- WRITTEN INSTRUCTION
Extract the lines of the material below, beginning with the first and ending with the line that holds "import plotly.graph_objects as go". Skip every picture.

-------------------------

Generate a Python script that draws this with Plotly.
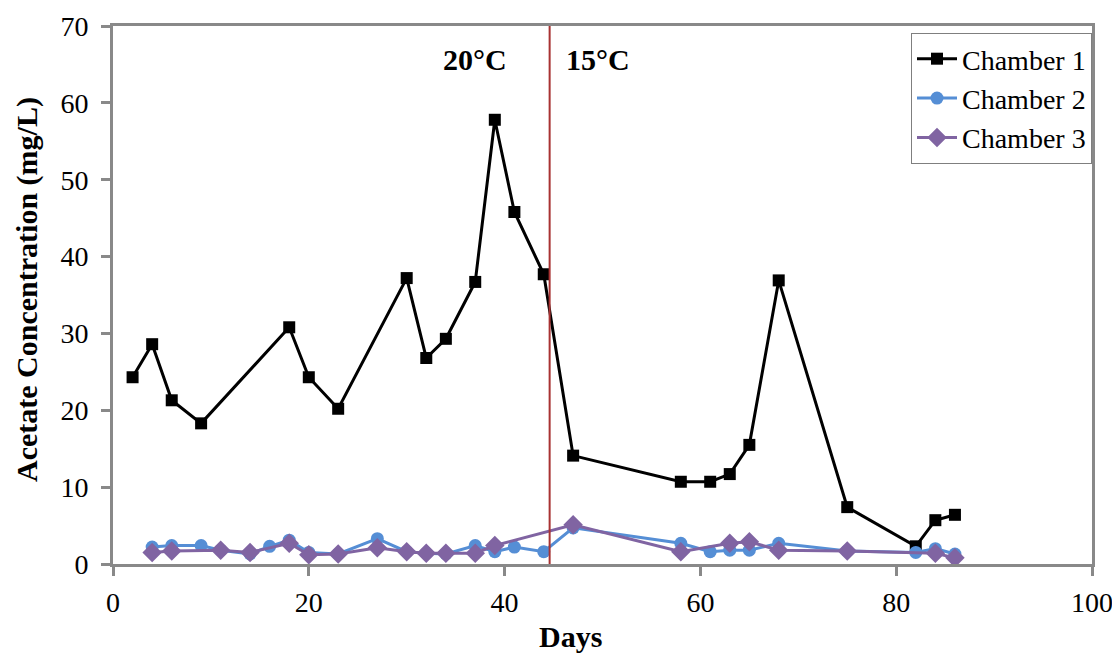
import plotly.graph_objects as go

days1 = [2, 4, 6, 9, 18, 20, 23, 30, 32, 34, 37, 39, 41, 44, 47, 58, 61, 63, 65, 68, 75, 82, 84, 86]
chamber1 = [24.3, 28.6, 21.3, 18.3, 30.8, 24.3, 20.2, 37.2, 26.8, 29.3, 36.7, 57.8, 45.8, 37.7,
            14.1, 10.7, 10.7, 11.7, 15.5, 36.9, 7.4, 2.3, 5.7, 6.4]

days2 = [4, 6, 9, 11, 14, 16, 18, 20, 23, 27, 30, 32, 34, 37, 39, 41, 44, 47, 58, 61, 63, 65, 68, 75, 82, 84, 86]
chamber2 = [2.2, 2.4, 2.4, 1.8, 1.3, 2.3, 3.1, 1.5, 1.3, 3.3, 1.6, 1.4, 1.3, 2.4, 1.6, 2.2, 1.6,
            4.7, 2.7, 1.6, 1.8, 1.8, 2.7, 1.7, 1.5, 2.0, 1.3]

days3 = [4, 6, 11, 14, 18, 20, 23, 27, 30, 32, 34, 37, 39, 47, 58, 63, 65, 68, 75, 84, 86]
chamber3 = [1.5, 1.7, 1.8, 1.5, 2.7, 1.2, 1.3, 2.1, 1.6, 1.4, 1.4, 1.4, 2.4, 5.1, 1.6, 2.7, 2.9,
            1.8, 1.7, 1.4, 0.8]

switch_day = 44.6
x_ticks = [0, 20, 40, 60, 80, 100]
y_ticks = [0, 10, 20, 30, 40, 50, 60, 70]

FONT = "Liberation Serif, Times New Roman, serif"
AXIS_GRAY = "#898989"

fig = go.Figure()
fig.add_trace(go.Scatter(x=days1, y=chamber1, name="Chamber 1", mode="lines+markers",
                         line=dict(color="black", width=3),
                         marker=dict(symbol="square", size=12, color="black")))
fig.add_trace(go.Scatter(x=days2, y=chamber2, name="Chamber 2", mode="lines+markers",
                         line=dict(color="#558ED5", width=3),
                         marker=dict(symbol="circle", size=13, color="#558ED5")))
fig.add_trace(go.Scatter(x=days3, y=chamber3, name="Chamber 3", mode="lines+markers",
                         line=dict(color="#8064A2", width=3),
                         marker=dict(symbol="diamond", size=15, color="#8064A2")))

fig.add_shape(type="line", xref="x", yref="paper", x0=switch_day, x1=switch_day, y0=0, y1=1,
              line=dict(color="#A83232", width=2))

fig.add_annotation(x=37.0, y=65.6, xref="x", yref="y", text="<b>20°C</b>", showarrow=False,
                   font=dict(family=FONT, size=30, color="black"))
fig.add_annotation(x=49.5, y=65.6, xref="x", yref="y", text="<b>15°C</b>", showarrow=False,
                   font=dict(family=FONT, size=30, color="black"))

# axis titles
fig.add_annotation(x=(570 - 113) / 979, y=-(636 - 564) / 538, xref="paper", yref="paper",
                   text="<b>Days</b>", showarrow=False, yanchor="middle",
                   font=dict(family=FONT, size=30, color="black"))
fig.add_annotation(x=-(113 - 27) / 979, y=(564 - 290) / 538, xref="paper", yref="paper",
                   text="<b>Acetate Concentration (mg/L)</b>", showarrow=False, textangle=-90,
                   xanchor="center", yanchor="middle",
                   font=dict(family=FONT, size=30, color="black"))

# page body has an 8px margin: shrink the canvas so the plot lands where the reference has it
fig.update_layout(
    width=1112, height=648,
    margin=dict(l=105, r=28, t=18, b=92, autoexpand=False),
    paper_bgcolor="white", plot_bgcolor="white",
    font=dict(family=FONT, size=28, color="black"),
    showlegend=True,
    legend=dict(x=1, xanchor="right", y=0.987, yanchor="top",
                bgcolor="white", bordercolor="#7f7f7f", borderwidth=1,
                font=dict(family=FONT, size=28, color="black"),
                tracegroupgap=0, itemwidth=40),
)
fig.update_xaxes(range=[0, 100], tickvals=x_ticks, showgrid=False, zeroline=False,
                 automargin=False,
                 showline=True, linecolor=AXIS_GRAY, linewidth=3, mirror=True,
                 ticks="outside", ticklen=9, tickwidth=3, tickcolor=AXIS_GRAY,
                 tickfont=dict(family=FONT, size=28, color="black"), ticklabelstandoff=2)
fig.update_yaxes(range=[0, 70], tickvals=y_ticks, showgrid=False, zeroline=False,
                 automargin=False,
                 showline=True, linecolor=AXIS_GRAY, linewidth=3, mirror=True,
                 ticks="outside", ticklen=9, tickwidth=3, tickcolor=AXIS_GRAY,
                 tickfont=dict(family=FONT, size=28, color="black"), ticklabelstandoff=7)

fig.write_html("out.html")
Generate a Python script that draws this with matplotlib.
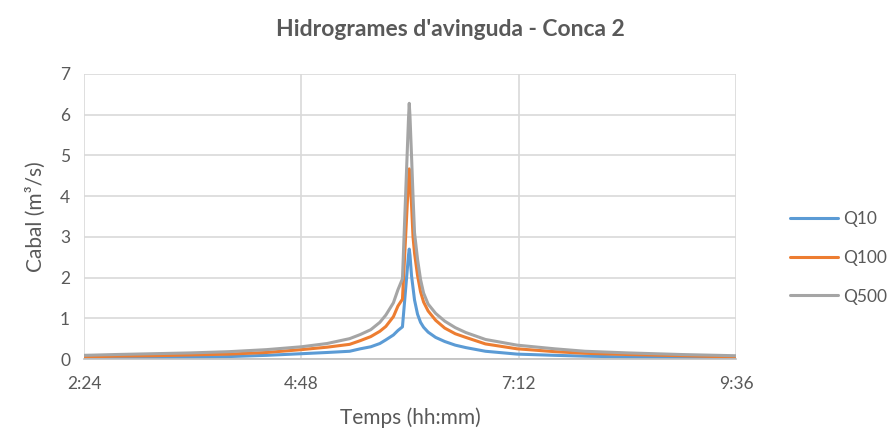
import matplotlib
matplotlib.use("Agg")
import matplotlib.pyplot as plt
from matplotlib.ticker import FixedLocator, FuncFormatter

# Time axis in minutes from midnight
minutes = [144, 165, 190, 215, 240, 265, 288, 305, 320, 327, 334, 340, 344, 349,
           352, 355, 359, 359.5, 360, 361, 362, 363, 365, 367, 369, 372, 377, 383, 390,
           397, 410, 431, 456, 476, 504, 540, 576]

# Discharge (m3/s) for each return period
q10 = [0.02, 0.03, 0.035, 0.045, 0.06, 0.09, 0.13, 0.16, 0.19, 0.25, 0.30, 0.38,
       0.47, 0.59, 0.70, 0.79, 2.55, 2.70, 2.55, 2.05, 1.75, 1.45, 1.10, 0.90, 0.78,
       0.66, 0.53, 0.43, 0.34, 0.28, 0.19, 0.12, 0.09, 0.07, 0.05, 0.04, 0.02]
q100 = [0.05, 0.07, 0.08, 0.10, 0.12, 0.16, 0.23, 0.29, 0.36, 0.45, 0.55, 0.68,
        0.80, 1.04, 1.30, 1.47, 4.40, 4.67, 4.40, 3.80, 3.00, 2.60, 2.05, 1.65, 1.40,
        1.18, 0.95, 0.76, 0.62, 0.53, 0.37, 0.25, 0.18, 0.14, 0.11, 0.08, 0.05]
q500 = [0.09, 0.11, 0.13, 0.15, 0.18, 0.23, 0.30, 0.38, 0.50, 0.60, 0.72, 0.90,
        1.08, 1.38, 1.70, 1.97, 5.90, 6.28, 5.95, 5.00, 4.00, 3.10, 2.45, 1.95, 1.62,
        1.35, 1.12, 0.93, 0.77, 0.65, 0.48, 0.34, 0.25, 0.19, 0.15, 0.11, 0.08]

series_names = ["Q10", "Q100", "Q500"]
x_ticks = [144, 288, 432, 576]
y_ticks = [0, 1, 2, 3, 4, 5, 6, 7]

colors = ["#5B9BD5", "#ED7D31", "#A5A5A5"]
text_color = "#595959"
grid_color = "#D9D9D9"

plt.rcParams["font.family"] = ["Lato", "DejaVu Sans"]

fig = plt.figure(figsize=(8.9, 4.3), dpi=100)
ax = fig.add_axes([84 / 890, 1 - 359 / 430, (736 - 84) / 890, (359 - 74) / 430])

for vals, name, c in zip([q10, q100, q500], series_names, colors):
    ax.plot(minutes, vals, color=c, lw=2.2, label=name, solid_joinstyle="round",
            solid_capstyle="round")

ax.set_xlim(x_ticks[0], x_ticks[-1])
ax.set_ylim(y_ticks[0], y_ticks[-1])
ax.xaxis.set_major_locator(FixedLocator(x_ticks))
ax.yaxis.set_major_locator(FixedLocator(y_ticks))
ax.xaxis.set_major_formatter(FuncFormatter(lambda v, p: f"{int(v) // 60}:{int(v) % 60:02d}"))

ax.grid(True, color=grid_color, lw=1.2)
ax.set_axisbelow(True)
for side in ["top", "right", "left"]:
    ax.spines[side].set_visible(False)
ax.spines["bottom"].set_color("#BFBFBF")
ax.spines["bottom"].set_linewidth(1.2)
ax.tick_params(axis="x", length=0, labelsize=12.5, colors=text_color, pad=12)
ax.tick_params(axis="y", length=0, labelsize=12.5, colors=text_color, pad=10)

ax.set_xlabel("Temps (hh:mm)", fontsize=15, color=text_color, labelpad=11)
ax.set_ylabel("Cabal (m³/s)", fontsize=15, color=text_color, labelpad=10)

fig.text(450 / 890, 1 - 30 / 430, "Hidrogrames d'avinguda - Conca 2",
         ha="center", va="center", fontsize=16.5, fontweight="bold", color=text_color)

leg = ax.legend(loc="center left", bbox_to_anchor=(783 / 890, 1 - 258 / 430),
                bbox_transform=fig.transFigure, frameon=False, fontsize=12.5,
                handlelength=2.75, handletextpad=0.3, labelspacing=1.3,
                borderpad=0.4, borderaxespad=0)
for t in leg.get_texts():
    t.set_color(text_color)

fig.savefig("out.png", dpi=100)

-------------------------

- ANSWER BELOW
Generate a Python script that draws this with Plotly.
import plotly.graph_objects as go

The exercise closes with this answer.